AP: I'd like to talk about the title of the book. Depending on who you talk to, MSG might have a negative reputation. There are so many crazy conspiracies around the ingredient that come from anti-Chinese sentiments. What is your history with using MSG and working around the way people perceive it?
CE: So, I didn't grow up using MSG. Actually, we were a chicken powder household. My mom also believed that it wasn't good for you. One of the main ingredients in the chicken powder we used was MSG, though, whether she knew it or not and I obviously ate it and I knew it makes food taste good. I really started working with it and using it a bit later in my exploration with cooking and learned you can't achieve that depth of flavor, that umami and that savoriness it gives, from just salt.
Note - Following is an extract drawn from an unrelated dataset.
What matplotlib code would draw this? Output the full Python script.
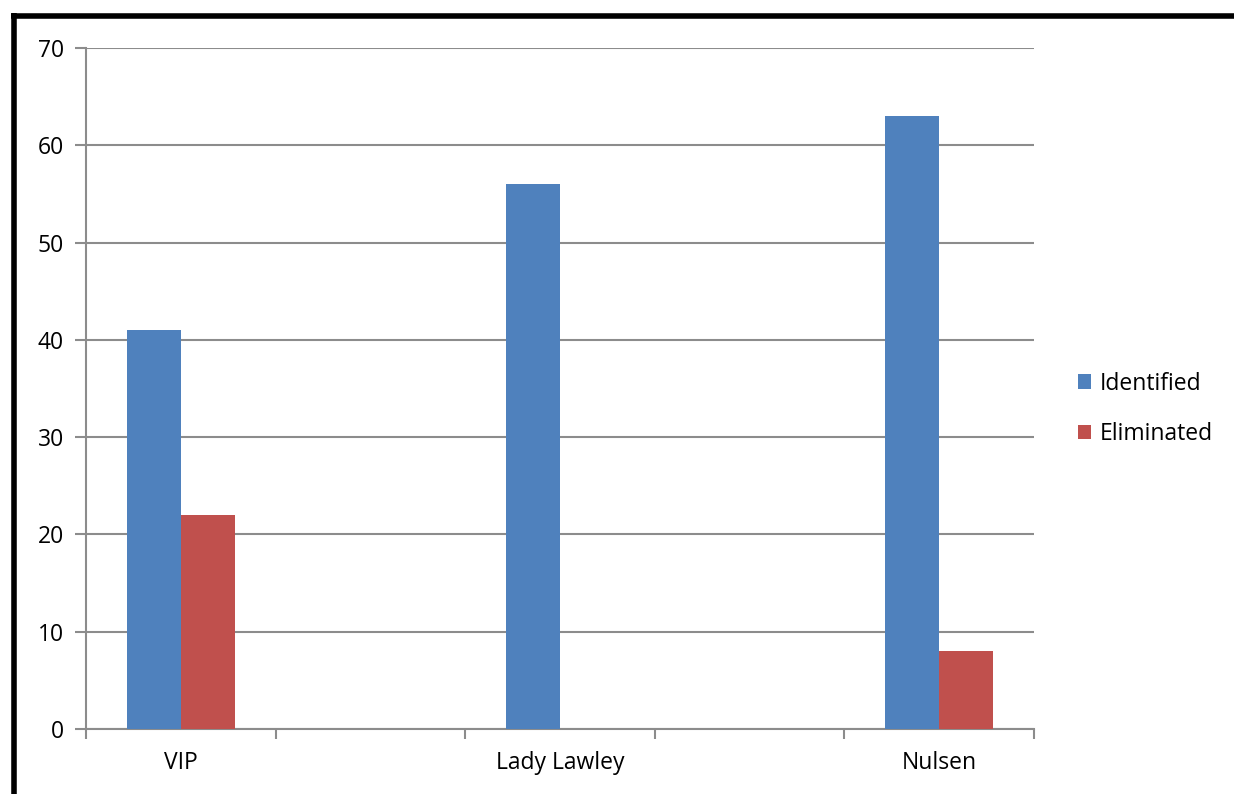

When I started to understand more about Cantonese food, I understood there’s a balance. It really is a balance of salt, sugar, and MSG. In the book, I joke about it being the Chinese holy trinity of seasoning. Cantonese food doesn't really have a lot of acid and there's not a lot of heat, but there is a lot of umami and MSG is how you get that beautiful flavor.

Chef Calvin Eng's MSG tattoo.
Alex Lau
AP: Do you ever find that you have to convince people it's not a bad thing?
CE: I literally have a tattoo of it on my arm! At the restaurant, we're proud to have MSG on the menu. We have it in drinks, we have it in desserts, and we have it in savory food, obviously, but we have it listed because we're proud to use it, and educate people that it's not bad for you. I think in the last five to six years, there’s been a massive push and change towards the perception of MSG, especially for younger people who are educated on the topic.
AP: What is an uncommon way that you found yourself using it that really enhances something?
CE: I personally love savory food, but I really like using MSG in desserts. I love the contrast of sweet and salty. And then when you add umami, it takes it to another level that you don't expect that's really special and tasty.
I want to share something that shows you don’t have to lose that heritage and that identity, but you can fold it into your lifestyle and create a new way of cooking. It’s all about evolution.
AP: What do you hope people take from this book?
CE: I think there’s a new wave of cooking within immigrant communities emerging that is inspired by Americana. My son is a Chinese Jew. He's a mixed-kid born in New York. I was also born and raised in New York, but from a very, very traditional Chinese household. For my child, whether I'm cooking or my fiancé is cooking, it's going to be very different than it was for me because our family looks different. And I think it’ll be like this for a lot of families with kids growing up in the next couple generations. I want to share something that shows you don’t have to lose that heritage and that identity, but you can fold it into your lifestyle and create a new way of cooking. It’s all about evolution.